As an illustration, take $k = 9, p = 13$. Then it's easy to check that $g=2$ is a primitive root mod $p$. The ninth powers mod $p$ are $2^0, 2^9, 2^{18}, 2^{27}, \ldots$, but we can consider the exponents mod $12$ because $2^{12} \equiv 1$. So we get

$2^0, 2^9, 2^6, 2^3, 2^0, \ldots,$

so there are four $9^\text{th}$ powers mod $13$. The exponents are multiples of $3$, which is gcd$(9,13-1)$. There are $\frac{13-1}3 = 4$ of these.

In general, since every nonzero element of ${\mathbb Z}_p$ can be written as $g^a$ mod $p$ for some integer $x$, the equation $x^k \equiv y$ mod $p$ can be rewritten $(g^a)^k \equiv g^b,$ or $g^{ak-b} \equiv 1$ mod $p$. Because $g$ is a primitive root, this happens if and only if $(p-1)|(ak-b)$, so $ak \equiv b$ mod $p -1$.

So the question becomes, "As $a$ ranges over ${\mathbb Z}_{p-1}$, how many values can $ak$ mod $p-1$ take on?" In fact, the extended Euclidean algorithm implies that $\big\{ak+(p-1)c : k, c \in {\mathbb Z}\big\}$ is the set of multiples of gcd$(k,p-1)$. There are exactly

$\frac{p-1}{\text{gcd}(k,p-1)}$

such values, so this is the answer. $_\square$

Here is another problem where it can help to write the elements of ${\mathbb Z}_p^*$ as powers of a primitive root.

## Partial Proof of the Theorem

One half of this theorem is not hard to prove: Suppose $n = ab,$ where $a$ and $b$ are relatively prime and $\ge 3$. Suppose $x$ is relatively prime to $ab$. Then since $x^{\phi(a)} \equiv 1$ mod $a$ and $x^{\phi(b)} \equiv 1$ mod $b$, it follows that $x^{\text{lcm}\big(\phi(a),\phi(b)\big)} \equiv 1$ mod $ab$.

But $\phi(a)$ and $\phi(b)$ are both even, so their LCM is strictly less than their product.

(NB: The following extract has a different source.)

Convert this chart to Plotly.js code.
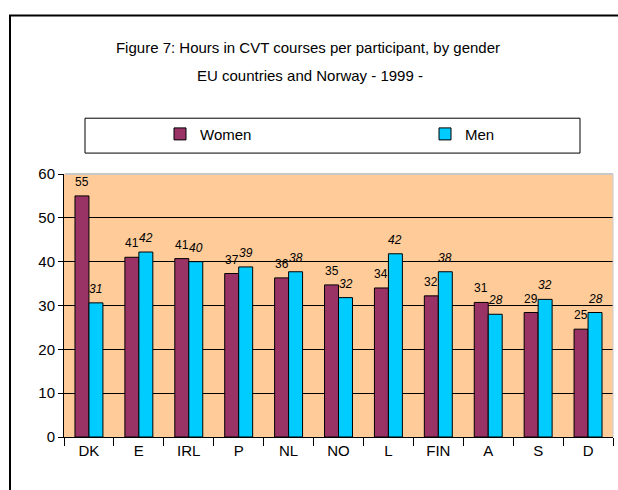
<!DOCTYPE html>
<html><head><meta charset="utf-8">
<script src="https://cdn.plot.ly/plotly-3.0.1.min.js"></script>
<style>body{margin:0;padding:0;background:#fff}#c{width:618px;height:490px}</style>
</head><body><div id="c"></div>
<script>
var countries = ["DK","E","IRL","P","NL","NO","L","FIN","A","S","D"];
var women = [55,41,40.7,37.3,36.3,34.7,34,32.2,30.7,28.4,24.6];
var men = [30.6,42.2,40,38.8,37.7,31.8,41.8,37.7,28,31.4,28.4];
var womenLabels = ["55","41","41","37","36","35","34","32","31","29","25"];
var menLabels = ["31","42","40","39","38","32","42","38","28","32","28"];

var F = "Liberation Sans, Arial, sans-serif";
var traces = [
 {type:"bar", name:"Women", x:countries, y:women, legend:"legend",
  marker:{color:"#993366", line:{color:"#000", width:1}}},
 {type:"bar", name:"Men", x:countries, y:men, legend:"legend2",
  marker:{color:"#00CCFF", line:{color:"#000", width:1}}}
];
var annotations = [{text:"EU countries and Norway - 1999 -", xref:"paper", yref:"paper", x:(310-64)/549, y:(437-74)/264,
   xanchor:"center", yanchor:"middle", showarrow:false, font:{family:F, size:15, color:"#000"}}];
for (var i = 0; i < countries.length; i++) {
  annotations.push({x:countries[i], y:women[i], xref:"x", yref:"y", text:womenLabels[i], showarrow:false,
    xshift:-7, yshift:14, xanchor:"center", yanchor:"middle", font:{family:F, size:12, color:"#000"}});
  annotations.push({x:countries[i], y:men[i], xref:"x", yref:"y", text:"<i>"+menLabels[i]+"</i>", showarrow:false,
    xshift:7, yshift:14, xanchor:"center", yanchor:"middle", font:{family:F, size:12, color:"#000"}});
}
var legStyle = function(px){ return {orientation:"h", x:(px-64)/549, xanchor:"left", y:(437-133)/264, yanchor:"middle",
   bgcolor:"rgba(0,0,0,0)", borderwidth:0, font:{family:F, size:15, color:"#000"}}; };
var layout = {
 width:618, height:490,
 margin:{l:64, r:5, t:174, b:53},
 paper_bgcolor:"#fff", plot_bgcolor:"#FFCC99",
 font:{family:F, size:15, color:"#000"},
 title:{text:"Figure 7: Hours in CVT courses per participant, by gender", font:{family:F, size:15, color:"#000"},
   x:308/618, xref:"container", xanchor:"center", y:1-48/490, yref:"container", yanchor:"middle"},
 annotations:annotations,
 barmode:"group", bargap:0.44, bargroupgap:0,
 showlegend:true,
 legend:legStyle(160),
 legend2:legStyle(425),
 xaxis:{type:"category", showline:true, linecolor:"#000", linewidth:1, ticks:"outside", ticklen:8,
   tickcolor:"#000", tickson:"boundaries", showgrid:false, tickfont:{family:F, size:15}, fixedrange:true},
 yaxis:{range:[0,60], tickvals:[0,10,20,30,40,50,60], showline:true, linecolor:"#000", linewidth:1,
   ticks:"outside", ticklen:5, tickcolor:"#000", showgrid:true, gridcolor:"#000", gridwidth:1,
   zeroline:false, tickfont:{family:F, size:15}, fixedrange:true},
 shapes:[
  {type:"rect", xref:"paper", yref:"paper", x0:(85-64)/549, x1:(580-64)/549, y0:(437-152)/264, y1:(437-117)/264,
   line:{color:"#000", width:1}, fillcolor:"rgba(0,0,0,0)"},
  {type:"rect", xref:"paper", yref:"paper", x0:(10-64)/549, x1:1.2, y0:-0.3, y1:(437-14)/264,
   line:{color:"#000", width:2}, fillcolor:"rgba(0,0,0,0)"},
  {type:"line", xref:"paper", yref:"paper", x0:0.002, x1:1, y0:1, y1:1, line:{color:"#C8C8C8", width:2}, layer:"above"},
  {type:"line", xref:"paper", yref:"paper", x0:1, x1:1, y0:0, y1:1, line:{color:"#C8C8C8", width:1}, layer:"above"}
 ]
};
Plotly.newPlot("c", traces, layout, {displayModeBar:false, staticPlot:true});
</script></body></html>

So the order of $x$ is strictly less than $\phi(a)\phi(b) = \phi(ab)$. So there is no primitive root mod $ab$.

The only $n$ that cannot be written in this way are $1,2,4,p^k,2p^k,$ and higher powers of $2$. But for any odd $x$,

$x^{2^{k-2}} \equiv 1 \pmod{2^k} \ (k \ge 3),$

which can be proved by the LTE lemma (or by induction). Since $\phi(2^k) = 2^{k-1}$, there is no primitive root mod $2^k$ for $k \ge 3$.

Some of the proof of the other direction can be found in the wiki on orders.